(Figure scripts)
Begin
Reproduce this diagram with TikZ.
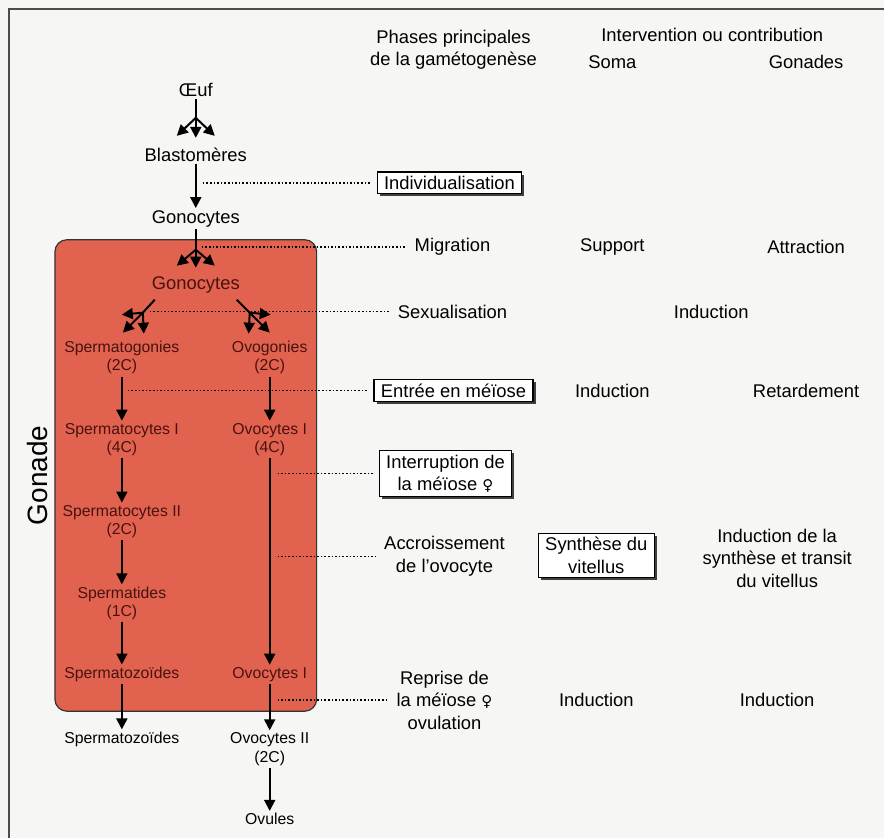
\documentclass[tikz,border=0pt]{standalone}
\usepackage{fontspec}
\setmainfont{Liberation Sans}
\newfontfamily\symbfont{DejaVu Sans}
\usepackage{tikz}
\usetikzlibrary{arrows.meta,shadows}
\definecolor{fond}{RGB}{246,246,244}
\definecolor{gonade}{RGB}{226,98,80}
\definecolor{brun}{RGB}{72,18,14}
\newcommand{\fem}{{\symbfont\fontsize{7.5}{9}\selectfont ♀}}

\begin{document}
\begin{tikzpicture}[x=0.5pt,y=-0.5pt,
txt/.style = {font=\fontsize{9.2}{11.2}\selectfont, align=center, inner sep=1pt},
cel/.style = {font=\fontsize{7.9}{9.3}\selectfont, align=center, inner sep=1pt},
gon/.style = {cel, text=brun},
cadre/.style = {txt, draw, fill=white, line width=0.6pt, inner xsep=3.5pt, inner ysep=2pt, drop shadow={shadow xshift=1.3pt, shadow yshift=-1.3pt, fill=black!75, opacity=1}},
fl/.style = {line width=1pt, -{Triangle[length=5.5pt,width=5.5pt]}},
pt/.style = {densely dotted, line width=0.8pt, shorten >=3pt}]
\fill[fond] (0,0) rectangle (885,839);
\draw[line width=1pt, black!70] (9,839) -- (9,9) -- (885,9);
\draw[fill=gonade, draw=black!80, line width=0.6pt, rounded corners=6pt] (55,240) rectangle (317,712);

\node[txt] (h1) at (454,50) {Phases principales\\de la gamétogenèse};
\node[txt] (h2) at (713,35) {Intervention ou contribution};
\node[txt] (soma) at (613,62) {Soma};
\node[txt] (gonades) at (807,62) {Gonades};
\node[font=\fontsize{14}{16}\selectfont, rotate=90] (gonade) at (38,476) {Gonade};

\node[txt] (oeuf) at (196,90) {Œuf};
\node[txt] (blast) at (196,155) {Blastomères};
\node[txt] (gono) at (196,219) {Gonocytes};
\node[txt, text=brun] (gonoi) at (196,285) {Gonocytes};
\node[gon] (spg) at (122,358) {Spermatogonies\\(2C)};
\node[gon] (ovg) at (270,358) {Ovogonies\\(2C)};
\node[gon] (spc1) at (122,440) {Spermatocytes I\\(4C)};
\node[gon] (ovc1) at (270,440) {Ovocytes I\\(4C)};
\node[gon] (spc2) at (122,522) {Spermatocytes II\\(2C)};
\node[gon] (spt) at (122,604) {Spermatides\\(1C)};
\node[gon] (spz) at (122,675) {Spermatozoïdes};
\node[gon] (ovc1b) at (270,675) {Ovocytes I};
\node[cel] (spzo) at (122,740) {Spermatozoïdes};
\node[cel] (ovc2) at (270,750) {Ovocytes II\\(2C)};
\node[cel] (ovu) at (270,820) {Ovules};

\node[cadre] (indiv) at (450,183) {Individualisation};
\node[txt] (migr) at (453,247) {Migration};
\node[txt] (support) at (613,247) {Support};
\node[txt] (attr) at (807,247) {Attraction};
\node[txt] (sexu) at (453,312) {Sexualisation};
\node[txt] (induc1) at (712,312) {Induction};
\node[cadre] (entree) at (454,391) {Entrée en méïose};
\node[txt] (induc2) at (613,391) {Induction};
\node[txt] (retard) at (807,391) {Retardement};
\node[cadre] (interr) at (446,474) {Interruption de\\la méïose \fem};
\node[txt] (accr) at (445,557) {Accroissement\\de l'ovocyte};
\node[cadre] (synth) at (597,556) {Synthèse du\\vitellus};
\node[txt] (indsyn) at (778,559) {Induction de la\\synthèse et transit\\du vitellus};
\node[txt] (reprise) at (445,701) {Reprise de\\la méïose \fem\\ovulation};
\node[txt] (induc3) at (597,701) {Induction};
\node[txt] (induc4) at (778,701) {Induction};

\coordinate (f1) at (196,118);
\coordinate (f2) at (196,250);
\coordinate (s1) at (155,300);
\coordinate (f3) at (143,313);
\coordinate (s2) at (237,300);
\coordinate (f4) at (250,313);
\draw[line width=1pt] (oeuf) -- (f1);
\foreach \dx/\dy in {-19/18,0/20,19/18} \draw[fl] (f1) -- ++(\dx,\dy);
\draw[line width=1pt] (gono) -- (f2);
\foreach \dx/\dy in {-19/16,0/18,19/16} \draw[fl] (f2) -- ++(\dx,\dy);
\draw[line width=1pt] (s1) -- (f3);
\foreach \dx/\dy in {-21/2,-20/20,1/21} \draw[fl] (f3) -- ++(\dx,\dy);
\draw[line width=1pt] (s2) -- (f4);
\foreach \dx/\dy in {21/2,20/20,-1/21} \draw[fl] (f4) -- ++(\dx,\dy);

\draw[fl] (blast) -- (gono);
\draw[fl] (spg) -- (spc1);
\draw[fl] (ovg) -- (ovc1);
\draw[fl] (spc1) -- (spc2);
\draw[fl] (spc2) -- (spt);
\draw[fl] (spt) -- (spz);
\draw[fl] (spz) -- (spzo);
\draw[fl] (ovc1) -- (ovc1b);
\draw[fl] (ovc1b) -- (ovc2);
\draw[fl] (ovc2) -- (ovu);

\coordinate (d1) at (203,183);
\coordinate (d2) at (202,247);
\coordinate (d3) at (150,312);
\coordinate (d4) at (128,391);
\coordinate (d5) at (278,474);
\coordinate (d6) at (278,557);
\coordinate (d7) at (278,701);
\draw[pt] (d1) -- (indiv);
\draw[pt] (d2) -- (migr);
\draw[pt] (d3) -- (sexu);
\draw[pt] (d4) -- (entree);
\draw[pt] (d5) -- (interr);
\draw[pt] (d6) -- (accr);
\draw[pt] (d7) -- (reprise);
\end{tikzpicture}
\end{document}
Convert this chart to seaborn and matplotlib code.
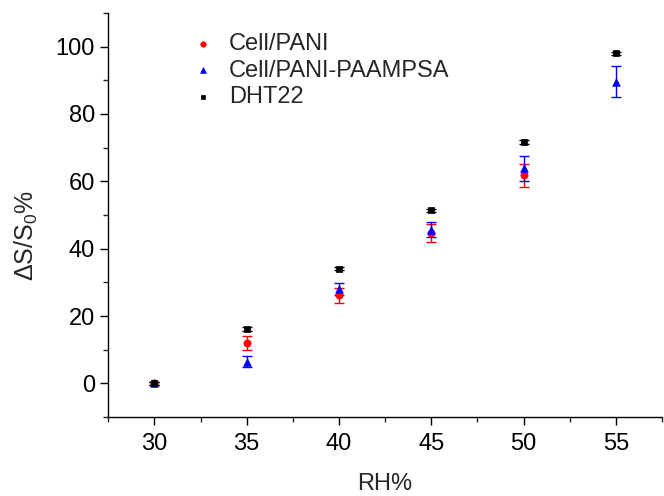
End
§ Task prompt: Hand back the exact lines from the start of the entries to the line with "(55,240) rectangle (317,712);", both ends kept and pictures left out.

§ Written response:
Reproduce this diagram with TikZ.
\documentclass[tikz,border=0pt]{standalone}
\usepackage{fontspec}
\setmainfont{Liberation Sans}
\newfontfamily\symbfont{DejaVu Sans}
\usepackage{tikz}
\usetikzlibrary{arrows.meta,shadows}
\definecolor{fond}{RGB}{246,246,244}
\definecolor{gonade}{RGB}{226,98,80}
\definecolor{brun}{RGB}{72,18,14}
\newcommand{\fem}{{\symbfont\fontsize{7.5}{9}\selectfont ♀}}

\begin{document}
\begin{tikzpicture}[x=0.5pt,y=-0.5pt,
txt/.style = {font=\fontsize{9.2}{11.2}\selectfont, align=center, inner sep=1pt},
cel/.style = {font=\fontsize{7.9}{9.3}\selectfont, align=center, inner sep=1pt},
gon/.style = {cel, text=brun},
cadre/.style = {txt, draw, fill=white, line width=0.6pt, inner xsep=3.5pt, inner ysep=2pt, drop shadow={shadow xshift=1.3pt, shadow yshift=-1.3pt, fill=black!75, opacity=1}},
fl/.style = {line width=1pt, -{Triangle[length=5.5pt,width=5.5pt]}},
pt/.style = {densely dotted, line width=0.8pt, shorten >=3pt}]
\fill[fond] (0,0) rectangle (885,839);
\draw[line width=1pt, black!70] (9,839) -- (9,9) -- (885,9);
\draw[fill=gonade, draw=black!80, line width=0.6pt, rounded corners=6pt] (55,240) rectangle (317,712);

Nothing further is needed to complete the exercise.